Je sais que les nombreuses personnes qui participent aux travaux sur l’accès à la justice partout au Canada partagent ces points de vue. Je sais aussi qu’il y a encore beaucoup à faire. Nous devons donc unir nos forces. Qu’il s’agisse de la conception de systèmes et de processus, de défense, d’éducation ou d’aide juridique, nous aurons besoin de solutions précises et ciblées pour régler des problèmes particuliers, ainsi que de solutions créatives pour régler les aspects systémiques du problème. Toutefois, nous devons aussi reconnaître que les forces qui font obstacle à l’accès à la justice sont le reflet des préoccupations plus vastes d’une société juste. Notre réponse au problème en dit long sur notre société.
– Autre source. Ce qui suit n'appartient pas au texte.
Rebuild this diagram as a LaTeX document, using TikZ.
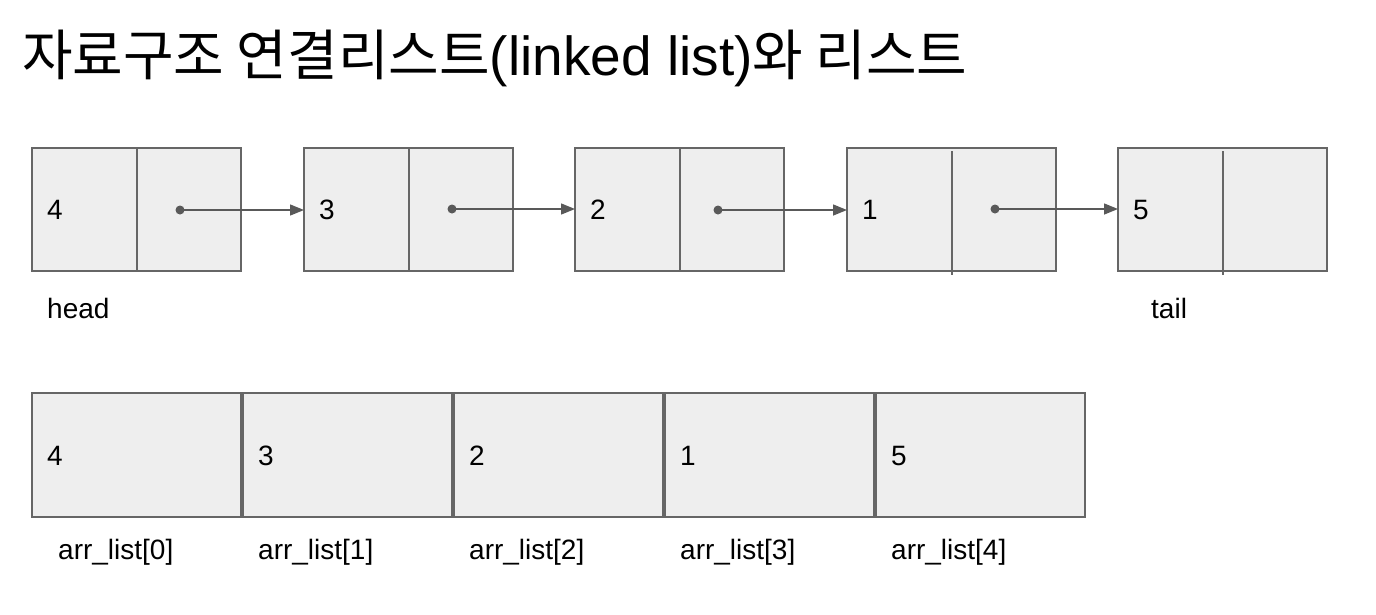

À titre de présidente du Comité d’action, il me tarde de prendre part aux conversations et aux activités qui contribueront à notre travail et qui permettront d’exprimer ces préoccupations dans l’avenir. J’ai l’intention d’utiliser cette chronique pour faire connaître les expériences, les histoires et les points de vue d’autres personnes. Des efforts importants sont déployés pour surmonter les obstacles systémiques, pour innover et pour servir les personnes au cœur du système juridique qui nous est cher, et nous pouvons tous tirer des enseignements de ces efforts.

La juge Andromache Karakatsanis est la nouvelle présidente du Comité d’action sur l’accès à la justice en matière civile et familiale. Ancienne avocate du secteur privé, présidente de la Commission des permis d’alcool de l’Ontario et dirigeante au sein de la fonction publique, elle a été nommée à la Cour suprême du Canada en octobre 2011.